Form will determine in which patient populations, and why, a vaccine is not indicated for administration, said Maura Abbott, PhD, AOCNP, CPNP, RN, assistant professor of nursing at the Columbia University School of Nursing.

The form a vaccine takes—inactive or live attenuated—will dictate who can or should not receive a coronavirus disease (COVID) 2019 vaccine and why immunocompromised patients require special consideration, noted Maura Abbott, PhD, AOCNP, CPNP, RN, assistant professor of nursing at the Columbia University School of Nursing.

Transcript

For whom might a coronavirus vaccine be contraindicated?

Yes, there is potentially some persons in which this [vaccine] may not be used. It’ll basically be determined by the form that the vaccine ends up being. And again, there's multiple vaccines that are being trialed right now, so there may be different formulations of the vaccine. Again, we don't know this.

And so just to give an example, the flu shot is an inactive vaccine. So what that means is that the particles of the virus that are in the shot are dead; they cannot replicate and you cannot get the flu from the flu shot. You might have a reaction, because that's your immune system building immunity to the flu, by getting the flu shot—sore arm, a little bit achy there—but you don't get the actual flu from the flu shot.

A little bit different are live attenuated vaccines. So that's like the chickenpox vaccine. Those vaccines have a weakened and live strain of the virus, and it's attenuated. So, it's been manipulated so that it's less likely to replicate and the person really doesn't get the chickenpox from it. But there is a chance that you could get like a localized chickenpox reaction or a not-feel-good, have a fever, something like that. Those kind of vaccines we don't give to persons who have some sort of immunocompromised system.

So for instance, in my patient population, cancer patients, we don't give them live attenuated vaccines because they're at risk for actually developing chickenpox from the chickenpox vaccine, because it's not completely dead; it still has a component of being able to replicate, the virus can replicate.

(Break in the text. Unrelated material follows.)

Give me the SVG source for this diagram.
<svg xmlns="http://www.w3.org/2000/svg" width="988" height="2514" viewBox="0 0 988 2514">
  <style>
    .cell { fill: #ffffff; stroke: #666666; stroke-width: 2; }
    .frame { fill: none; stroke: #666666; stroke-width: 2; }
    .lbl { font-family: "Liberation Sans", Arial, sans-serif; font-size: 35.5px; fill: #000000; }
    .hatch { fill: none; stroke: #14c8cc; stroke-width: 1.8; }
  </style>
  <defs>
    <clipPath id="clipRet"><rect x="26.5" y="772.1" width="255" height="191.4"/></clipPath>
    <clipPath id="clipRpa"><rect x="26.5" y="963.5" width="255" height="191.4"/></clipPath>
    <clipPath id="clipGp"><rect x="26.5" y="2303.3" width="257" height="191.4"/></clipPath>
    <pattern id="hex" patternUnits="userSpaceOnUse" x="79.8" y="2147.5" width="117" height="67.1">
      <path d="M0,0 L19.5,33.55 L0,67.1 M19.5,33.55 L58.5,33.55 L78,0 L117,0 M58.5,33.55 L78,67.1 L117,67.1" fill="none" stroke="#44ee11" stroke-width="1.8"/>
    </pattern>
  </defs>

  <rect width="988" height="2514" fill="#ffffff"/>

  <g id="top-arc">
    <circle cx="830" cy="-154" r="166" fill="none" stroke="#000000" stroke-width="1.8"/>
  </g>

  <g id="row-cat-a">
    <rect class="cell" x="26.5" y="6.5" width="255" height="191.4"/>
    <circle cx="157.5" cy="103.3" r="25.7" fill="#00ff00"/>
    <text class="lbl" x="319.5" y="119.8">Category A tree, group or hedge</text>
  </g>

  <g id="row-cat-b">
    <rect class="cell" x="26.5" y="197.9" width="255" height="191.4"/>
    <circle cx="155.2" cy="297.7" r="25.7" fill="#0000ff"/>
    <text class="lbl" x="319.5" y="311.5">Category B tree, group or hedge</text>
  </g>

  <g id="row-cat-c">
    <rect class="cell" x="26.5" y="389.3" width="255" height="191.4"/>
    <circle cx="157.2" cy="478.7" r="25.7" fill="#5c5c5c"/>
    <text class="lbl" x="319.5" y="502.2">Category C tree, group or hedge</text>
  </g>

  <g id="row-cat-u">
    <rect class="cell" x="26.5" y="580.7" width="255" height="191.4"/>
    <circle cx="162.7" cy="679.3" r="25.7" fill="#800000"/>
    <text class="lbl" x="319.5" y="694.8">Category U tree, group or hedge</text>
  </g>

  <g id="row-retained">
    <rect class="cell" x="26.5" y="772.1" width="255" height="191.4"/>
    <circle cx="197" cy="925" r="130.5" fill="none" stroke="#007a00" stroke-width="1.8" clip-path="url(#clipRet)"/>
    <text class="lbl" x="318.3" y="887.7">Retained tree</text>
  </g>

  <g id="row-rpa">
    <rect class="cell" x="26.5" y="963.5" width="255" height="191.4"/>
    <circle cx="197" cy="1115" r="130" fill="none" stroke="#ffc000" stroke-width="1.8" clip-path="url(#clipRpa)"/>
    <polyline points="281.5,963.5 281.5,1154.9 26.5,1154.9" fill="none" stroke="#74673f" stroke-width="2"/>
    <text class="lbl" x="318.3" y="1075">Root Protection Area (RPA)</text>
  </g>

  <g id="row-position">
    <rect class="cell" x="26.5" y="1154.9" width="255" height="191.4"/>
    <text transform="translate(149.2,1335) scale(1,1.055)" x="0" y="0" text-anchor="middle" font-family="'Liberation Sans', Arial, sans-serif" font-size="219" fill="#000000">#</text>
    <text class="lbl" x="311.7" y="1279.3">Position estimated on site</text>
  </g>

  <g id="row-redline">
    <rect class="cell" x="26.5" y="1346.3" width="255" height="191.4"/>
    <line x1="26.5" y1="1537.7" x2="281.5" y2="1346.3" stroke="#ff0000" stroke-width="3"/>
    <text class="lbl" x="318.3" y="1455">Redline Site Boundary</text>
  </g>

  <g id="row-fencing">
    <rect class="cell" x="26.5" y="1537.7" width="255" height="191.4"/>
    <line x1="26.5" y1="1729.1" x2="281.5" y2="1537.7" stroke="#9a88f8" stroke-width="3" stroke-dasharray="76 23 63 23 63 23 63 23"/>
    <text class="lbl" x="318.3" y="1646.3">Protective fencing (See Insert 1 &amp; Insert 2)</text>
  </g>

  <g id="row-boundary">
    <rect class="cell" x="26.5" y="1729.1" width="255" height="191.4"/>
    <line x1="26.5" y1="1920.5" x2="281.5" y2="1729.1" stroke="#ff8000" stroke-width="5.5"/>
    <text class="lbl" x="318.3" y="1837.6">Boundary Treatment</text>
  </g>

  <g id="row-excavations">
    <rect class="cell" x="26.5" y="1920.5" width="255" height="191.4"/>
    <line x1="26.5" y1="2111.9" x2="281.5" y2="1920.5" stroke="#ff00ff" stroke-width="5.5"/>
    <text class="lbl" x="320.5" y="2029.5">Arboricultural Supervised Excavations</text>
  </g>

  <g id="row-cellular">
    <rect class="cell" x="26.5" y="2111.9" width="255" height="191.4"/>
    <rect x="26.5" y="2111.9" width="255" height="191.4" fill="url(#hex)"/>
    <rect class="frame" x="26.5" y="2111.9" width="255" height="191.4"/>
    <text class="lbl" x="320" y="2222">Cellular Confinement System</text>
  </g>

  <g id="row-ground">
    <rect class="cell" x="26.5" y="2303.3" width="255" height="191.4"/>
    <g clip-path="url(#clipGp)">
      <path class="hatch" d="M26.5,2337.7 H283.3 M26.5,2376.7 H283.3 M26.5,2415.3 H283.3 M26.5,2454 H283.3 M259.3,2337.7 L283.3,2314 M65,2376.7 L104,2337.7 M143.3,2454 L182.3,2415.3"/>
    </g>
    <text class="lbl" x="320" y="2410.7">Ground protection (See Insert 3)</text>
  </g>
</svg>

If it turns out that the COVID vaccine is an inactivated vaccine, unless there's a component to the vaccine that somebody is allergic to that we know about, it’s generally safe for everybody. For those who are immunocompromised, it may not be as effective in because they can't build an immune response. But it wouldn't be contraindicated. Different if it was live attenuated. Potentially, that would not be given to persons who are immunocompromised, for the risk of them actually developing COVID disease.